SHMUEL
HELMOND (1905-August 1941)
He was a poet, son of Arn Helmond
and older brother of the poet Moyshe Helmond, born in the town of Volodars'k-Volyns'kyy
(Kutuzovo), Zhytomyr district, Ukraine. He graduated from the local Jewish
school, and in 1924 he began his studies at the Minsk Jewish Pedagogical Technicum,
but he left Minsk after two years when he moved to Moscow and became a student
in the Jewish division of the Pedagogical Institute there. He graduated in
1930, became a teacher, and this was to be his profession for his entire life. Initially,
he worked in the professional technical school in the city of Cherkas (Cherkassy),
later moving to Odessa which was to be his hometown until June 1941. When WWII
broke out, he immediately set out for the front with the army. After two
months, in August 1941, Lieutenant Shmuel Helmond fell in battle at the village
of Vasin, Kirovohrad district, Ukraine.
From childhood he was writing
poetry, and his first critic and literary guide was his father. His first
literary school was in Minsk, where there converged around the newspaper Der yunger arbeter (The young worker)

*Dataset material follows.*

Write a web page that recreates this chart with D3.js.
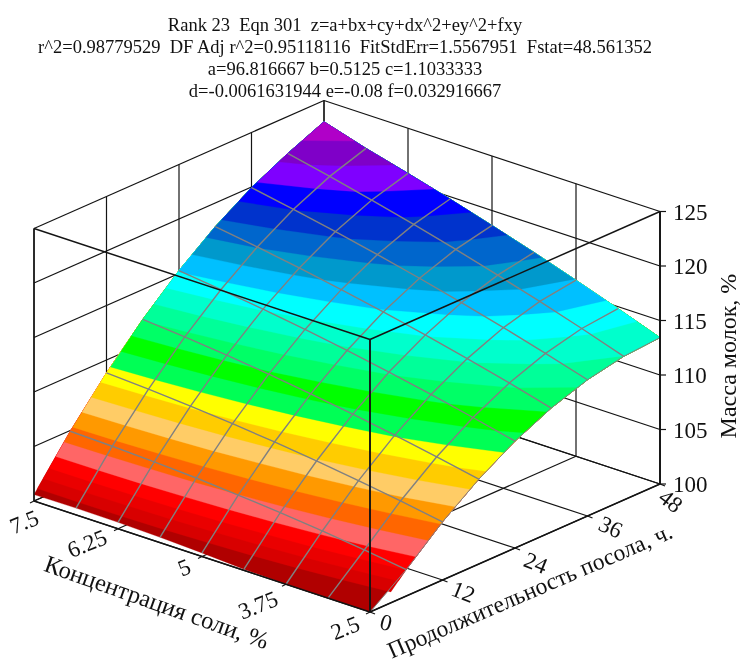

such young poets and prose writers as Buzi Olyevski, Note Lurye, Mendl
Lifshits, and others, who had already debuted with their work in Minsk and
Moscow Yiddish periodical publications. Helmond’s first poem, “Ukrayine” (Ukraine),
was published in the Minsk journal Shtern
(Star) 2 (1925). That same year, his story entitled “Gerangl” (Struggle)
appeared in the Moscow journal Yungvald
(Young forest). The illustrated supplement to the Moscow newspaper Emes (Truth) in 1928 published a poem of
his with a portrait of the young poet. He was especially productive when he
moved to Odessa, where a large group of young writers were active, students at
the Jewish Pedagogical Technicum and the Jewish division of the Odessa
Pedagogical Institute. They published their work in the newspaper Odeser arbeter (Odessa worker), as well
as in Yiddish periodicals of Moscow, Kiev, and Minsk. In 1931, Helmond brought
out his first collection of poetry, and in subsequent years he published
several further books. Their themes were diverse, the majority lyrical chants
of a man who is in love with life, but feels at the same time that the cruel
times will take it from him. He also published translations of French poetry in
Der yunger arbeter in Minsk, and together
with his younger brother Moyshe Helmond, he translated poetry from Russian into
Yiddish.
He authored: “Tripolye” (Tripoli), in Kep, lider zamlung, gevidmet di korbones funem vaysn teror (Heads, poetry collection, dedicated to the victims of the white terror) (Minsk: Byelorussian State Publishers, 1926); Yugnt in land (Youth in the country), lyrical revolutionary spirit (Moscow-Kharkov-Minsk: Central People’s Publishers, 1931), 79 pp.; Elektre in step (Electrification in the steppe), a poem about a Russian-Ukrainian village after collectivization (Kiev-Kharkov, 1935), 109 pp.; Di lid vegn mishke shabalin fun kolvirt stalin (The poem about Mishke Shabalin from the collective farm Stalin), a poem about the peoples of the Soviet Union all living together (Kiev: Ukrainian State Publishers for National Minorities, 1937), 45 pp.; Lider (Poems) (Kiev: Ukrainian State Publishers for National Minorities, 1940), 128 pp., including, in addition to social revolutionary poetry, also lyrical and nationalist poetry; “Far a geviter” (Before a storm), a poetry cycle in the anthology Lire (Lyre) (Moscow: Sovetski pisatel, 1985).
Sources: B. Orshanski, in Tsayshrift (Minsk) 5 (1931); A. Vevyorke, Der stil fun der proletarisher literatur (The style of proletarian literature) (Kharkov, 1932), pp. 25-26; A. Druker, Di royte velt (Minsk) 3-4 (1932); Sh. Hirsh, in Shtern (Kharkov) 124 (1935); V. Vitkin, in Shtern (Minsk) 10-11 (1935); Y. Dobrushin, in Odeser arbeter (Odessa) 170 (1935); Dobrushin, in Eynikeyt (Moscow) (November 15, 1945); N. Mayzil, Dos yidishe shafn un der yidisher arbeter in sovetn-farband (Jewish creation and the Jewish worker in the Soviet Union) (New York, 1959), see index.
[Additional information from: Berl Kagan, comp., Leksikon fun yidish-shraybers (Biographical dictionary of Yiddish writers) (New York, 1986), col. 222; and Chaim Beider, Leksikon fun yidishe shrayber in ratn-farband (Biographical dictionary of Yiddish writers in the Soviet Union), ed. Boris Sandler and Gennady Estraikh (New York: Congress for Jewish Culture, Inc., 2011), pp. 126-27.]